▶ [Task statement]:
From the first line of the data down to and including the line with "(0,0) rectangle (1209,1568);", copy everything exactly, leaving out pictures.

▶ [Supplied data]:
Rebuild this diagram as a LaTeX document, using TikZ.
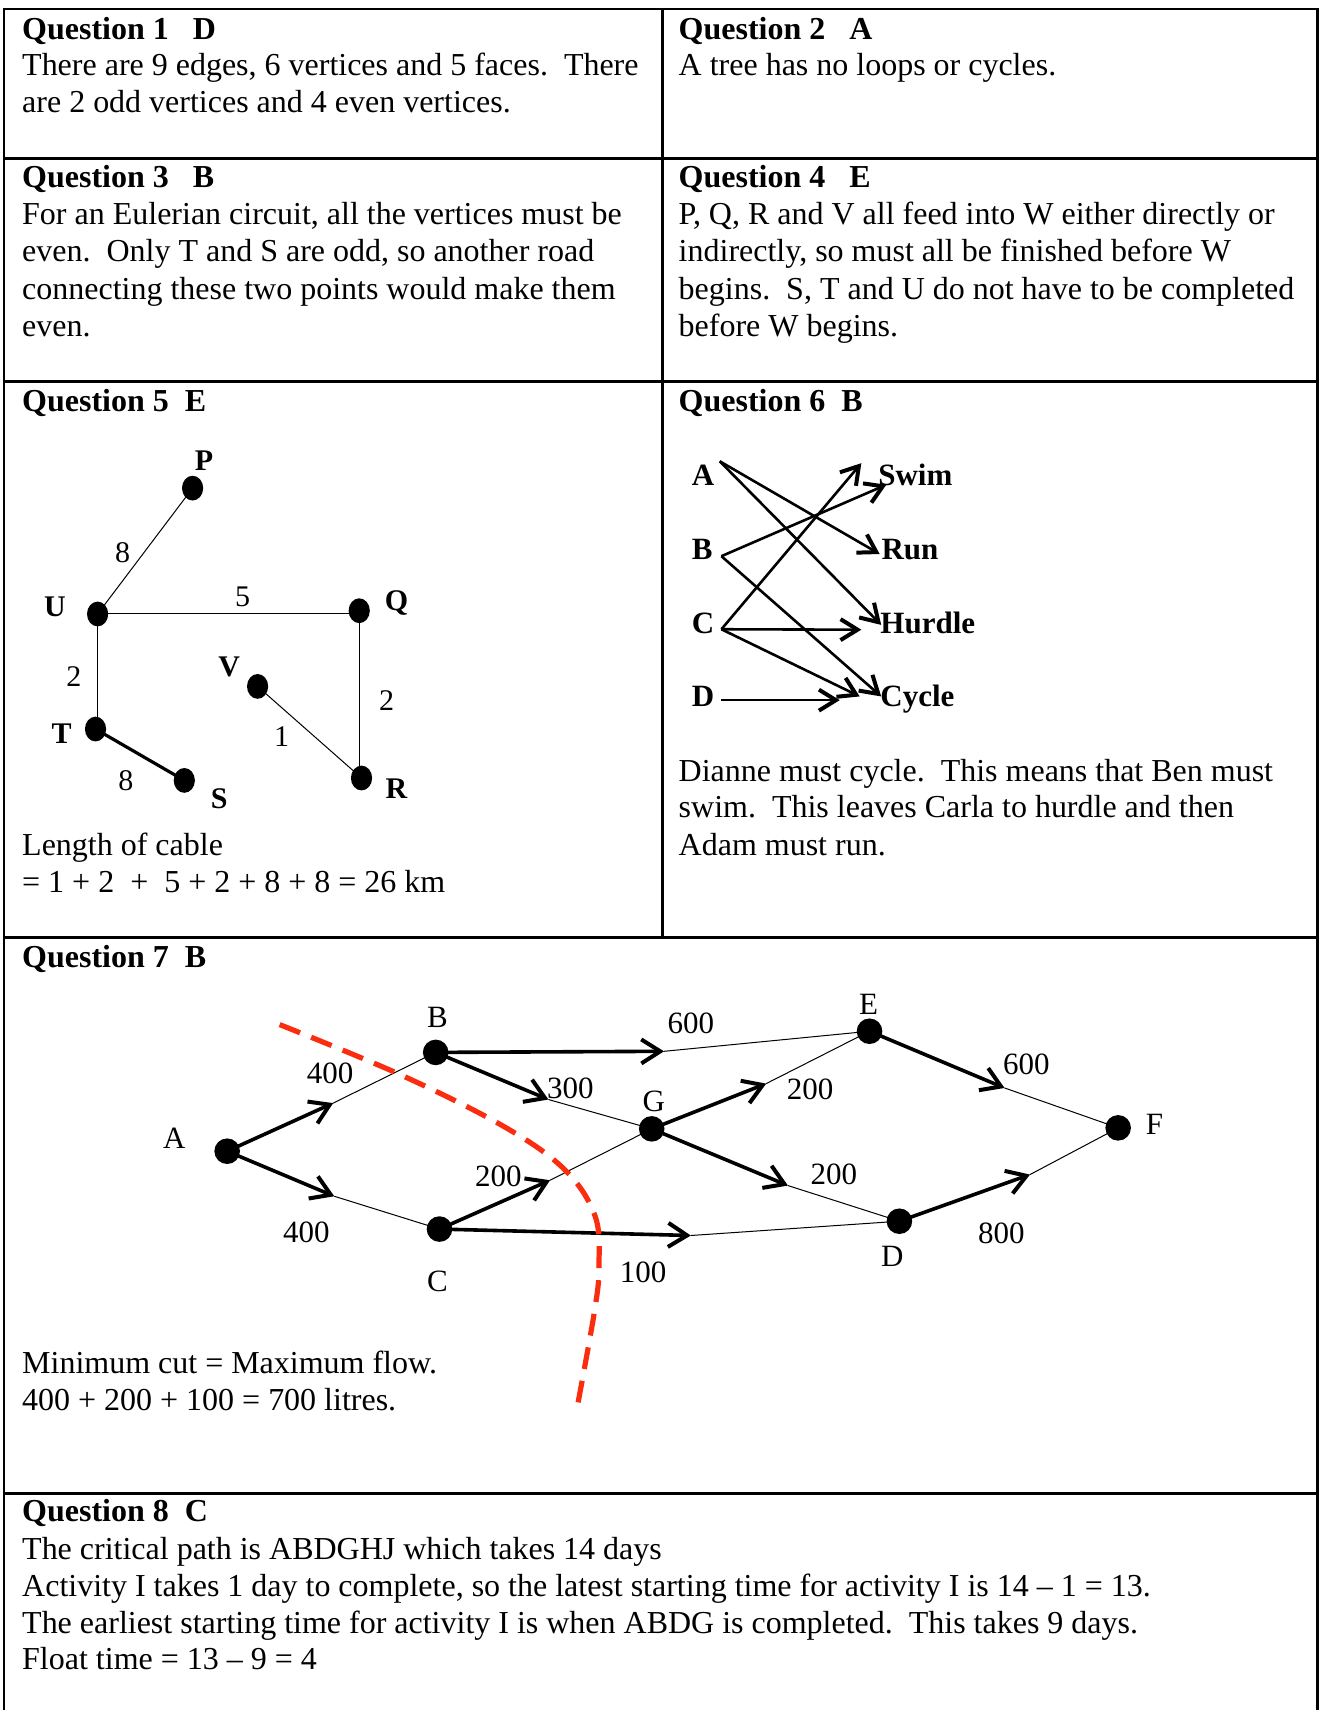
\documentclass[tikz,border=0pt]{standalone}
\usepackage{fontspec}
\setmainfont{Liberation Serif}
\usetikzlibrary{arrows.meta,shapes.geometric}
\definecolor{cutred}{RGB}{250,45,15}
\newcommand\txtline[3]{\node[txt] (#1) at (#2) {#3};}
\begin{document}
\begin{tikzpicture}[x=0.5455pt,y=-0.5455pt,
  tbl/.style={line width=1.4pt},
  txt/.style={anchor=base west, inner sep=0pt, font=\fontsize{16}{18.5}\selectfont},
  dotfive/.style={ellipse, fill=black, inner sep=0pt, minimum width=10.6pt, minimum height=12.4pt},
  dotseven/.style={circle, fill=black, inner sep=0pt, minimum size=12.8pt},
  labfive/.style={inner sep=0pt, font=\fontsize{15}{17}\selectfont\bfseries},
  numfive/.style={inner sep=0pt, font=\fontsize{15}{17}\selectfont},
  labsix/.style={inner sep=0pt, anchor=base west, font=\fontsize{15.5}{18}\selectfont\bfseries},
  labseven/.style={inner sep=0pt, font=\fontsize{15.5}{18}\selectfont},
  lite/.style={line width=0.5pt},
  arrsix/.style={line width=1.3pt, -{Straight Barb[length=8.5pt,width=10.5pt,line width=2pt]}},
  arrseven/.style={line width=1.8pt, -{Straight Barb[length=9.5pt,width=12pt,line width=2pt]}},
  cut/.style={cutred, line width=2.6pt, dash pattern=on 11pt off 6pt}
]
\useasboundingbox (0,0) rectangle (1209,1568);

% ---------- table ----------
\draw[tbl] (3.7,1568) -- (3.7,8.2) -- (1208,8.2) -- (1208,1568);
\draw[tbl] (607.7,8.2) -- (607.7,860);
\draw[tbl] (3.7,145.5) -- (1208,145.5);
\draw[tbl] (3.7,350) -- (1208,350);
\draw[tbl] (3.7,860) -- (1208,860);
\draw[tbl] (3.7,1369.5) -- (1208,1369.5);

% ---------- Q1 / Q2 ----------
\txtline{q1h}{20,36}{\textbf{Question 1\ \ \ D}}
\txtline{q1a}{20,69}{There are 9 edges, 6 vertices and 5 faces.\ \ There}
\txtline{q1b}{20,103}{are 2 odd vertices and 4 even vertices.}
\txtline{q2h}{622,36}{\textbf{Question 2\ \ \ A}}
\txtline{q2a}{622,69}{A tree has no loops or cycles.}

% ---------- Q3 / Q4 ----------
\txtline{q3h}{20,172}{\textbf{Question 3\ \ \ B}}
\txtline{q3a}{20,206}{For an Eulerian circuit, all the vertices must be}
\txtline{q3b}{20,240}{even.\ \ Only T and S are odd, so another road}
\txtline{q3c}{20,275}{connecting these two points would make them}
\txtline{q3d}{20,309}{even.}
\txtline{q4h}{622,172}{\textbf{Question 4\ \ \ E}}
\txtline{q4a}{622,206}{P, Q, R and V all feed into W either directly or}
\txtline{q4b}{622,240}{indirectly, so must all be finished before W}
\txtline{q4c}{622,275}{begins.\ \ S, T and U do not have to be completed}
\txtline{q4d}{622,309}{before W begins.}

% ---------- Q5 ----------
\txtline{q5h}{20,377}{\textbf{Question 5\ \ E}}
\txtline{q5a}{20,784}{Length of cable}
\txtline{q5b}{20,818}{= 1 + 2\ \ +\ \ 5 + 2 + 8 + 8 = 26 km}
\node[dotfive] (P) at (176.6,447.6) {};
\node[dotfive] (U) at (89.5,563) {};
\node[dotfive] (Q) at (329.4,560) {};
\node[dotfive] (V) at (236.2,629.4) {};
\node[dotfive] (T) at (87.6,668.5) {};
\node[dotfive] (S) at (169,715.6) {};
\node[dotfive] (R) at (331.5,713.4) {};
\draw[lite] (U.center) -- (P.center);
\draw[lite] (U.center) -- (U.center -| Q.center);
\draw[lite] (U.center) -- (U.center |- T.center);
\draw[lite] (Q.center) -- (Q.center |- R.center);
\draw[lite] (V.center) -- (R.center);
\draw[line width=1.6pt] (T.center) -- (S.center);
\node[labfive] (Pl) at (187,422) {P};
\node[labfive] (Ul) at (50.4,556) {U};
\node[labfive] (Ql) at (363.6,553) {Q};
\node[labfive] (Vl) at (210.2,611.5) {V};
\node[labfive] (Tl) at (56.5,672.5) {T};
\node[labfive] (Sl) at (201,732) {S};
\node[labfive] (Rl) at (363.6,723) {R};
\node[numfive] (wUP) at (112.4,507.2) {8};
\node[numfive] (wUQ) at (222.4,547.4) {5};
\node[numfive] (wUT) at (67.8,620.2) {2};
\node[numfive] (wQR) at (354.4,642.5) {2};
\node[numfive] (wVR) at (258.2,675.2) {1};
\node[numfive] (wTS) at (115.5,716) {8};

% ---------- Q6 ----------
\txtline{q6h}{622,377}{\textbf{Question 6\ \ B}}
\txtline{q6a}{622,717}{Dianne must cycle.\ \ This means that Ben must}
\txtline{q6b}{622,750}{swim.\ \ This leaves Carla to hurdle and then}
\txtline{q6c}{622,784}{Adam must run.}
\node[labsix] (lA) at (634,445) {A};
\node[labsix] (lB) at (634,513) {B};
\node[labsix] (lC) at (634,581) {C};
\node[labsix] (lD) at (634,648) {D};
\node[labsix] (lSwim) at (805,445) {Swim};
\node[labsix] (lRun) at (808,513) {Run};
\node[labsix] (lHurdle) at (807,581) {Hurdle};
\node[labsix] (lCycle) at (807,648) {Cycle};
\coordinate (oA) at (660,423);
\coordinate (oB) at (661.5,510);
\coordinate (oC) at (661.5,577);
\coordinate (oD) at (661.5,642);
\coordinate (eARun) at (806.6,508);
\coordinate (eAHur) at (808,573);
\coordinate (eBSwim) at (812.7,444.5);
\coordinate (eBCyc) at (808,638.6);
\coordinate (eCSwim) at (789.8,424.7);
\coordinate (eCHur) at (789.8,577.4);
\coordinate (eCCyc) at (788.3,638.6);
\coordinate (eDCyc) at (770,642);
\draw[arrsix] (oA) -- (eARun);
\draw[arrsix] (oA) -- (eAHur);
\draw[arrsix] (oB) -- (eBSwim);
\draw[arrsix] (oB) -- (eBCyc);
\draw[arrsix] (oC) -- (eCSwim);
\draw[arrsix] (oC) -- (eCHur);
\draw[arrsix] (oC) -- (eCCyc);
\draw[arrsix] (oD) -- (eDCyc);

% ---------- Q7 ----------
\txtline{q7h}{20,887}{\textbf{Question 7\ \ B}}
\txtline{q7a}{20,1259}{Minimum cut = Maximum flow.}
\txtline{q7b}{20,1293}{400 + 200 + 100 = 700 litres.}
\node[dotseven] (nA) at (208.3,1055.6) {};
\node[dotseven] (nB) at (399.5,965) {};
\node[dotseven] (nC) at (403,1127) {};
\node[dotseven] (nG) at (597.6,1035.1) {};
\node[dotseven] (nE) at (797.3,945.6) {};
\node[dotseven] (nD) at (824.7,1119.8) {};
\node[dotseven] (nF) at (1025.3,1034.2) {};
\coordinate (tAB) at (305.5,1011.5);
\coordinate (tAC) at (306.5,1096.9);
\coordinate (tBE) at (608.9,964);
\coordinate (tBG) at (502.9,1008.2);
\coordinate (tCG) at (504.4,1082.2);
\coordinate (tCD) at (633.5,1132.9);
\coordinate (tGE) at (702.6,993.6);
\coordinate (tGD) at (722.5,1087.1);
\coordinate (tEF) at (921.1,997.6);
\coordinate (tDF) at (944.5,1077);
\draw[arrseven] (nA.center) -- (tAB);
\draw[lite] (tAB) -- (nB.center);
\draw[arrseven] (nA.center) -- (tAC);
\draw[lite] (tAC) -- (nC.center);
\draw[arrseven] (nB.center) -- (tBE);
\draw[lite] (tBE) -- (nE.center);
\draw[arrseven] (nB.center) -- (tBG);
\draw[lite] (tBG) -- (nG.center);
\draw[arrseven] (nC.center) -- (tCG);
\draw[lite] (tCG) -- (nG.center);
\draw[arrseven] (nC.center) -- (tCD);
\draw[lite] (tCD) -- (nD.center);
\draw[arrseven] (nG.center) -- (tGE);
\draw[lite] (tGE) -- (nE.center);
\draw[arrseven] (nG.center) -- (tGD);
\draw[lite] (tGD) -- (nD.center);
\draw[arrseven] (nE.center) -- (tEF);
\draw[lite] (tEF) -- (nF.center);
\draw[arrseven] (nD.center) -- (tDF);
\draw[lite] (tDF) -- (nF.center);
\node[labseven] (lnA) at (159.9,1043.4) {A};
\node[labseven] (lnB) at (401.2,932.5) {B};
\node[labseven] (lnC) at (401.2,1174.8) {C};
\node[labseven] (lnG) at (599.4,1009.8) {G};
\node[labseven] (lnE) at (796.5,921.2) {E};
\node[labseven] (lnD) at (818.3,1151.9) {D};
\node[labseven] (lnF) at (1058.6,1031.2) {F};
\node[labseven] (cAB) at (302.7,983.8) {400};
\node[labseven] (cAC) at (280.9,1129.9) {400};
\node[labseven] (cBG) at (522.9,997.5) {300};
\node[labseven] (cCG) at (457,1078.5) {200};
\node[labseven] (cCD) at (589.6,1167.1) {100};
\node[labseven] (cBE) at (633.5,938) {600};
\node[labseven] (cGE) at (742.9,999.1) {200};
\node[labseven] (cGD) at (764.6,1077) {200};
\node[labseven] (cEF) at (941.1,976.2) {600};
\node[labseven] (cDF) at (918.2,1130.5) {800};
\draw[cut] plot[smooth, tension=0.6] coordinates {(256.4,939.5) (366.8,985.3) (461.6,1032.7) (517.7,1072.4) (545.7,1115.2) (549.2,1161) (545.5,1200) (529.9,1287)};

% ---------- Q8 ----------
\txtline{q8h}{20,1395}{\textbf{Question 8\ \ C}}
\txtline{q8a}{20,1430}{The critical path is ABDGHJ which takes 14 days}
\txtline{q8b}{20,1464}{Activity I takes 1 day to complete, so the latest starting time for activity I is 14 – 1 = 13.}
\txtline{q8c}{20,1498}{The earliest starting time for activity I is when ABDG is completed.\ \ This takes 9 days.}
\txtline{q8d}{20,1531}{Float time = 13 – 9 = 4}
\end{tikzpicture}
\end{document}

▶ [Complete response]:
Rebuild this diagram as a LaTeX document, using TikZ.
\documentclass[tikz,border=0pt]{standalone}
\usepackage{fontspec}
\setmainfont{Liberation Serif}
\usetikzlibrary{arrows.meta,shapes.geometric}
\definecolor{cutred}{RGB}{250,45,15}
\newcommand\txtline[3]{\node[txt] (#1) at (#2) {#3};}
\begin{document}
\begin{tikzpicture}[x=0.5455pt,y=-0.5455pt,
  tbl/.style={line width=1.4pt},
  txt/.style={anchor=base west, inner sep=0pt, font=\fontsize{16}{18.5}\selectfont},
  dotfive/.style={ellipse, fill=black, inner sep=0pt, minimum width=10.6pt, minimum height=12.4pt},
  dotseven/.style={circle, fill=black, inner sep=0pt, minimum size=12.8pt},
  labfive/.style={inner sep=0pt, font=\fontsize{15}{17}\selectfont\bfseries},
  numfive/.style={inner sep=0pt, font=\fontsize{15}{17}\selectfont},
  labsix/.style={inner sep=0pt, anchor=base west, font=\fontsize{15.5}{18}\selectfont\bfseries},
  labseven/.style={inner sep=0pt, font=\fontsize{15.5}{18}\selectfont},
  lite/.style={line width=0.5pt},
  arrsix/.style={line width=1.3pt, -{Straight Barb[length=8.5pt,width=10.5pt,line width=2pt]}},
  arrseven/.style={line width=1.8pt, -{Straight Barb[length=9.5pt,width=12pt,line width=2pt]}},
  cut/.style={cutred, line width=2.6pt, dash pattern=on 11pt off 6pt}
]
\useasboundingbox (0,0) rectangle (1209,1568);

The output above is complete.